Together, we advocate for the UN to put child rights at the core of its actions, across the three pillars (human rights, development, and peace & security), and for child rights mainstreaming to be seen and dealt with as an integral part of the human rights-based approach at all levels, from local to global, and across sectors. We want a UN more inclusive and equipped to interact with children in a safe, empowering and sustained way. The Guidance Note should be only the first step of a longer-term process whereby its implementation should be monitored, and complementary tools should be developed. OHCHR’s role should be strengthened in this regard. This needs wide civil society mobilisation and joint advocacy. We also want to strengthen the capacity of civil society organisations to mainstream children’s rights into their own work.   

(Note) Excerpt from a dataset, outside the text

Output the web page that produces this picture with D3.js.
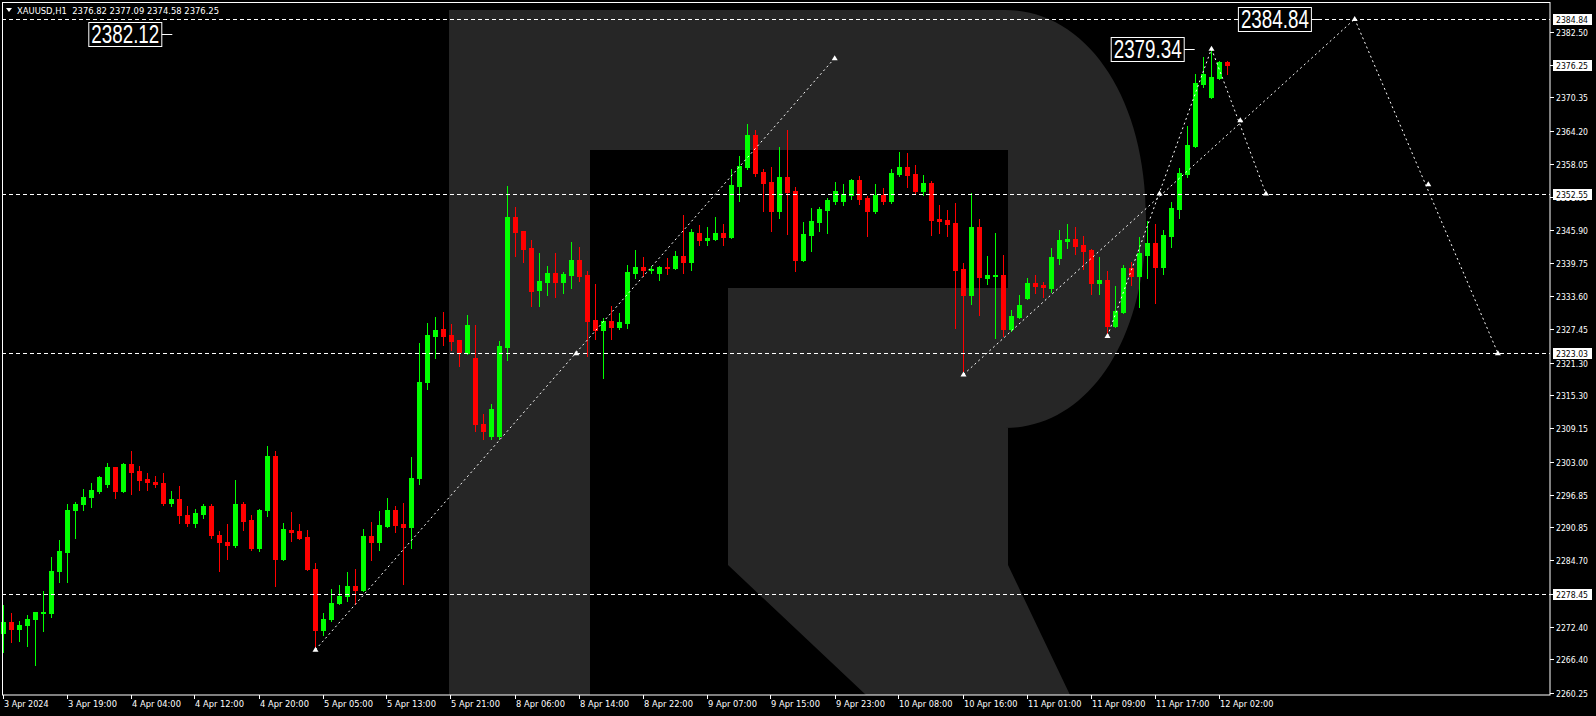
<!DOCTYPE html>
<html><head><meta charset="utf-8">
<script src="https://cdn.jsdelivr.net/npm/d3@7/dist/d3.min.js"></script>
<style>html,body{margin:0;padding:0;background:#000;overflow:hidden}</style>
</head><body>
<svg id="c" width="1596" height="716"></svg>
<script>
// ---- data (XAUUSD H1, bars 0..153) ----
const opens = [2271.2,2273.4,2272.1,2272.7,2273.8,2274.9,2274.9,2282.7,2286.2,2294.0,2295.1,2296.4,2297.5,2298.8,2301.9,2297.5,2302.5,2301.2,2299.7,2299.3,2299.0,2295.3,2296.0,2293.2,2291.6,2293.3,2294.7,2289.5,2288.2,2287.5,2295.2,2292.1,2287.0,2294.0,2304.1,2284.9,2290.4,2290.1,2289.0,2283.2,2271.8,2273.8,2276.8,2278.1,2279.9,2279.2,2289.3,2288.1,2291.0,2294.1,2291.4,2290.9,2299.9,2317.8,2326.2,2327.5,2326.4,2325.4,2323.0,2322.1,2309.9,2307.7,2307.7,2324.1,2348.2,2345.6,2342.5,2334.7,2336.2,2337.8,2336.2,2337.5,2340.3,2337.5,2329.1,2327.3,2329.0,2327.8,2328.6,2337.8,2339.0,2338.4,2337.8,2339.0,2338.8,2341.0,2339.9,2345.2,2344.0,2344.1,2345.2,2344.5,2354.0,2357.5,2363.4,2356.5,2354.7,2349.3,2355.6,2353.0,2340.3,2344.9,2347.3,2349.5,2351.2,2351.2,2352.3,2355.1,2351.7,2349.3,2352.3,2351.2,2356.2,2357.5,2356.2,2353.0,2354.5,2347.8,2347.7,2347.1,2338.6,2333.8,2346.4,2336.9,2337.3,2337.5,2327.5,2329.7,2333.2,2336.0,2335.6,2335.1,2340.6,2343.8,2344.1,2343.0,2342.1,2336.0,2336.5,2328.0,2330.6,2338.8,2337.3,2341.2,2343.4,2339.0,2344.7,2349.7,2356.2,2361.4,2372.8,2370.4,2374.0,2376.82];
const highs = [2276.4,2274.9,2273.6,2274.7,2275.2,2279.1,2285.4,2288.4,2295.2,2295.6,2298.0,2299.0,2300.3,2302.7,2302.0,2302.7,2304.9,2302.1,2300.8,2300.4,2300.8,2297.5,2298.4,2294.7,2294.3,2295.2,2295.2,2290.1,2291.4,2299.5,2295.6,2293.2,2294.2,2305.8,2304.9,2291.7,2293.6,2291.4,2290.4,2284.3,2274.9,2279.5,2280.1,2282.5,2283.2,2290.6,2291.9,2293.8,2296.2,2294.7,2295.4,2303.8,2324.9,2328.6,2329.7,2330.6,2328.4,2325.5,2330.1,2328.2,2311.7,2313.6,2325.2,2354.0,2350.1,2345.7,2344.0,2341.5,2339.1,2341.5,2338.0,2343.6,2342.7,2338.2,2335.8,2329.5,2331.7,2330.4,2339.3,2342.1,2340.8,2339.1,2339.1,2340.6,2341.9,2348.6,2346.0,2346.7,2346.4,2348.2,2346.9,2357.1,2359.5,2365.4,2364.3,2357.1,2357.5,2361.2,2364.3,2353.8,2347.3,2349.9,2350.1,2351.7,2354.7,2354.3,2355.2,2355.8,2352.1,2354.3,2353.6,2357.1,2360.3,2360.1,2357.8,2356.0,2354.9,2350.4,2349.5,2350.8,2339.7,2352.7,2347.8,2341.0,2345.2,2341.2,2331.0,2333.8,2336.9,2337.5,2336.2,2342.5,2345.8,2346.9,2346.4,2344.7,2342.3,2340.8,2338.2,2335.4,2339.3,2339.9,2344.5,2347.5,2346.9,2345.8,2351.0,2357.3,2365.1,2374.7,2377.8,2379.34,2377.1,2377.09];
const lows = [2267.7,2269.6,2269.9,2268.8,2265.4,2271.6,2274.2,2280.7,2280.7,2288.8,2294.0,2294.6,2297.1,2298.3,2296.2,2297.3,2297.0,2297.7,2297.7,2298.3,2294.9,2294.8,2291.6,2291.0,2290.9,2292.5,2288.8,2282.7,2284.9,2287.2,2290.3,2286.6,2286.4,2292.9,2279.9,2284.7,2288.3,2288.6,2282.9,2268.2,2270.9,2273.6,2276.6,2277.3,2276.6,2279.0,2284.7,2286.6,2290.9,2289.9,2280.3,2287.0,2298.8,2316.4,2322.1,2324.5,2323.6,2320.7,2322.8,2308.6,2307.1,2307.1,2307.1,2321.7,2341.0,2339.9,2331.7,2331.7,2333.8,2333.4,2334.1,2335.1,2336.4,2322.5,2325.6,2318.4,2325.6,2327.5,2327.7,2336.9,2337.3,2337.8,2336.5,2337.7,2338.6,2337.8,2338.4,2343.0,2343.0,2344.0,2343.0,2344.3,2351.2,2357.1,2355.8,2349.3,2345.6,2348.0,2345.1,2338.2,2340.1,2341.9,2345.6,2345.2,2350.6,2350.4,2351.5,2350.6,2344.7,2349.0,2350.6,2350.8,2355.8,2353.8,2352.7,2352.3,2344.9,2345.2,2344.7,2327.7,2319.1,2332.1,2330.1,2335.8,2325.8,2326.2,2327.1,2329.5,2333.0,2334.1,2333.4,2334.3,2339.5,2342.5,2341.4,2338.6,2334.0,2334.0,2326.2,2327.8,2330.4,2335.6,2331.5,2336.9,2332.3,2337.7,2342.7,2348.0,2355.6,2361.2,2372.3,2370.2,2373.8,2374.58];
const closes = [2273.4,2272.0,2272.8,2273.9,2275.1,2275.2,2282.8,2286.4,2294.1,2295.2,2296.5,2297.7,2300.2,2301.9,2297.5,2302.5,2301.0,2299.6,2299.2,2298.8,2295.3,2296.0,2293.1,2291.6,2293.4,2294.7,2289.4,2288.1,2287.5,2295.2,2292.0,2287.0,2294.1,2304.1,2284.9,2290.6,2289.9,2288.8,2283.1,2271.8,2273.9,2276.9,2278.2,2279.9,2279.2,2289.3,2288.1,2291.2,2294.1,2291.2,2290.9,2299.9,2317.8,2326.4,2327.3,2326.2,2325.2,2323.2,2328.2,2309.9,2308.6,2312.7,2324.3,2348.2,2345.4,2342.3,2334.5,2336.4,2337.8,2336.2,2337.7,2340.3,2337.3,2329.0,2327.3,2329.0,2327.8,2328.8,2338.0,2339.0,2338.4,2338.6,2339.0,2338.8,2341.0,2339.9,2345.4,2344.0,2344.3,2345.2,2344.5,2354.1,2357.7,2363.4,2356.4,2354.5,2349.3,2355.6,2352.8,2340.3,2345.1,2347.5,2349.7,2351.4,2353.0,2352.5,2355.1,2351.5,2349.3,2352.3,2351.2,2356.4,2357.5,2356.0,2353.0,2354.5,2347.7,2347.5,2346.9,2338.4,2333.8,2346.4,2337.1,2337.5,2337.5,2327.5,2329.9,2331.9,2336.0,2335.4,2335.2,2340.8,2344.0,2344.1,2342.8,2341.9,2336.0,2336.5,2328.0,2330.8,2338.8,2337.3,2341.5,2343.4,2339.0,2344.9,2349.9,2356.4,2361.5,2373.0,2374.7,2374.1,2376.9,2376.25];

const timeTickIdx    = [0,8,16,24,32,40,48,56,64,72,80,88,96,104,112,120,128,136,144,152];
const timeTickLabels = ["3 Apr 2024","3 Apr 19:00","4 Apr 04:00","4 Apr 12:00","4 Apr 20:00","5 Apr 05:00","5 Apr 13:00","5 Apr 21:00","8 Apr 06:00","8 Apr 14:00","8 Apr 22:00","9 Apr 07:00","9 Apr 15:00","9 Apr 23:00","10 Apr 08:00","10 Apr 16:00","11 Apr 01:00","11 Apr 09:00","11 Apr 17:00","12 Apr 02:00"];
const priceTicks = [2382.50,2376.40,2370.35,2364.20,2358.05,2351.90,2345.90,2339.75,2333.60,2327.45,2321.30,2315.30,2309.15,2303.00,2296.85,2290.85,2284.70,2278.55,2272.40,2266.40,2260.25];
const levelPrices = [2384.84, 2352.55, 2323.03, 2278.45];
const levelLabels = ["2384.84","2352.55","2323.03","2278.45"];
const lastPrice = 2376.25;
const headerSymbol = "XAUUSD,H1";
const headerOHLC = ["2376.82","2377.09","2374.58","2376.25"];
// forecast / trend lines: [startIndex, startPrice, endIndex, endPrice]
const trendLines = [
  [39, 2268.2, 103.9, 2377.6],
  [120, 2319.1, 168.9, 2384.84],
  [138, 2326.2, 151, 2379.34],
  [151, 2379.34, 157.8, 2352.55],
  [168.9, 2384.84, 186.8, 2323.03]
];
const markerPts = [[39,2268.2],[71.6,2323.03],[103.9,2377.6],[120,2319.1],[138,2326.2],[144.5,2352.55],[151,2379.34],[154.6,2366.1],[157.8,2352.55],[168.9,2384.84],[178.1,2354.3],[186.8,2323.03]];
const bigLabels = [ {t:"2382.12", i:10.6}, {t:"2379.34", i:138.4}, {t:"2384.84", i:154.3} ];
const bigLabelPrices = [2382.12, 2379.34, 2384.84];

// ---- scales ----
const svg = d3.select("#c");
const x = d3.scaleLinear().domain([0, 153]).range([3.5, 3.5 + 8*153]);
const y = d3.scaleLinear().domain([2260.25, 2384.84]).range([692.7, 19]);
const W = 1596, H = 716, plotR = 1550, plotB = 695;

svg.append("rect").attr("width", W).attr("height", H).attr("fill", "#000");

// ---- watermark R ----
const g0 = svg.append("g").attr("fill", "#262626");
g0.append("rect").attr("x", 449).attr("y", 10).attr("width", 141).attr("height", 685);
g0.append("path").attr("d",
  "M590,10 H1005 C1085,10 1146,95 1146,218 C1146,345 1085,428 1005,428 H728 V288 H1008 V150 H590 Z");
g0.append("path").attr("d", "M728,428 H1008 L1008,565 L1070,695 H866 L728,565 Z");

// ---- candles ----
const idx = d3.range(opens.length);
const gc = svg.append("g");
idx.forEach(i => {
  const up = closes[i] >= opens[i];
  const col = up ? "#00ff00" : "#ff0000";
  const cx = x(i);
  gc.append("line").attr("x1", cx).attr("x2", cx)
    .attr("y1", Math.round(y(highs[i]))).attr("y2", Math.round(y(lows[i])) + 1)
    .attr("stroke", col).attr("stroke-width", 1);
  const t = Math.round(y(Math.max(opens[i], closes[i])));
  const b = Math.round(y(Math.min(opens[i], closes[i])));
  gc.append("rect").attr("x", cx - 2.5).attr("y", t)
    .attr("width", 5).attr("height", Math.max(1, b - t + 1)).attr("fill", col);
});

// ---- horizontal levels ----
levelPrices.forEach(p => {
  const yy = Math.round(y(p)) + 0.5;
  svg.append("line").attr("x1", 2).attr("x2", plotR).attr("y1", yy).attr("y2", yy)
    .attr("stroke", "#fff").attr("stroke-width", 1).attr("stroke-dasharray", "4,3");
});

// ---- trend lines ----
trendLines.forEach(d => {
  svg.append("line").attr("x1", x(d[0])).attr("y1", y(d[1])).attr("x2", x(d[2])).attr("y2", y(d[3]))
    .attr("stroke", "#fff").attr("stroke-width", 1).attr("stroke-dasharray", "2,3");
});
markerPts.forEach(d => {
  const mx = x(d[0]), my = y(d[1]);
  svg.append("path").attr("d", `M${mx-3},${my+2} L${mx},${my-3} L${mx+3},${my+2} Z`).attr("fill", "#fff");
});

// ---- big price labels ----
bigLabels.forEach((d, k) => {
  const bx = x(d.i), by = y(bigLabelPrices[k]);
  svg.append("rect").attr("x", bx + 0.5).attr("y", Math.round(by) - 11.5).attr("width", 73).attr("height", 24)
    .attr("fill", "#000").attr("stroke", "#fff").attr("stroke-width", 1);
  svg.append("text").attr("x", bx + 3).attr("y", Math.round(by) + 9)
    .attr("fill", "#fff").attr("font-family", "Liberation Sans, Arial, sans-serif").attr("font-size", 25)
    .attr("textLength", 68).attr("lengthAdjust", "spacingAndGlyphs").text(d.t);
  svg.append("line").attr("x1", bx + 73.5).attr("x2", bx + 84).attr("y1", Math.round(by) + 0.5).attr("y2", Math.round(by) + 0.5)
    .attr("stroke", "#fff");
});

// ---- frame ----
svg.append("rect").attr("x", 2.5).attr("y", 2.5).attr("width", plotR - 2.5).attr("height", plotB - 2.5)
  .attr("fill", "none").attr("stroke", "#fff").attr("stroke-width", 1);

// ---- price axis ----
const fontAx = "Tahoma, DejaVu Sans, Liberation Sans, sans-serif";
priceTicks.forEach(p => {
  const yy = Math.round(y(p)) + 0.5;
  svg.append("line").attr("x1", plotR).attr("x2", plotR + 4).attr("y1", yy).attr("y2", yy).attr("stroke", "#fff");
  svg.append("text").attr("x", 1556).attr("y", yy + 3.5).attr("fill", "#fff")
    .attr("font-family", fontAx).attr("font-size", 9.5)
    .attr("textLength", 32).attr("lengthAdjust", "spacingAndGlyphs").text(d3.format(".2f")(p));
});
const boxes = levelPrices.map((p, k) => ({p, t: levelLabels[k]})).concat([{p: lastPrice, t: d3.format(".2f")(lastPrice)}]);
boxes.forEach(d => {
  const yy = Math.round(y(d.p));
  svg.append("rect").attr("x", 1553).attr("y", yy - 5).attr("width", 39).attr("height", 11).attr("fill", "#fff");
  svg.append("text").attr("x", 1556).attr("y", yy + 4).attr("fill", "#000")
    .attr("font-family", fontAx).attr("font-size", 9.5)
    .attr("textLength", 32).attr("lengthAdjust", "spacingAndGlyphs").text(d.t);
});

// ---- time axis ----
timeTickIdx.forEach((ti, k) => {
  const xx = Math.round(x(ti)) - 0.5;
  svg.append("line").attr("x1", xx).attr("x2", xx).attr("y1", plotB).attr("y2", plotB + 4).attr("stroke", "#fff");
  const lab = timeTickLabels[k];
  svg.append("text").attr("x", xx + 0.5).attr("y", 707).attr("fill", "#fff")
    .attr("font-family", fontAx).attr("font-size", 9.5)
    .attr("textLength", lab.length * 4.45).attr("lengthAdjust", "spacingAndGlyphs").text(lab);
});

// ---- header ----
svg.append("path").attr("d", "M6,8 L12,8 L9,12 Z").attr("fill", "#fff");
const headerText = headerSymbol + "  " + headerOHLC.join(" ");
svg.append("text").attr("x", 17).attr("y", 14).attr("fill", "#fff").attr("font-family", fontAx)
  .attr("font-size", 9.5).attr("textLength", 202).attr("lengthAdjust", "spacingAndGlyphs")
  .attr("xml:space", "preserve").style("white-space", "pre").text(headerText);
</script>
</body></html>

  1. Answer the online survey (EnglishFrench and Spanish) by 21 September 2022: coordinate your inputs with other civil society organisations 
  2. Support and engage in the regional consultations that are being planned by OHCHR (in September 2022 and in November 2022) 
  3. Raise awareness and disseminate the information on the consultation process and the Guidance Note widely, by using our communication package! 
  4. Support children to engage  
  5. Get ready to analyze and provide additional comments to the draft guidance note when it will be published (around October 2022) and provide additional comments  
  6. Contact us for support at secretariat@childrightsconnect.org  

The implementation of the Secretary General Our Common Agenda is an important framework to use for child rights mainstreaming because the UN is looking into renewing its social contract with people and making the system more inclusive. The 2023 Summit of the Future will be a key momentum for that. 

The report that the High Commissioner for Human Rights will have to present to the Human Rights Council in March 2024 as per resolution 49/20 will be another assessment of child rights mainstreaming at the UN, surely informed by and building on the process of development the guidance note.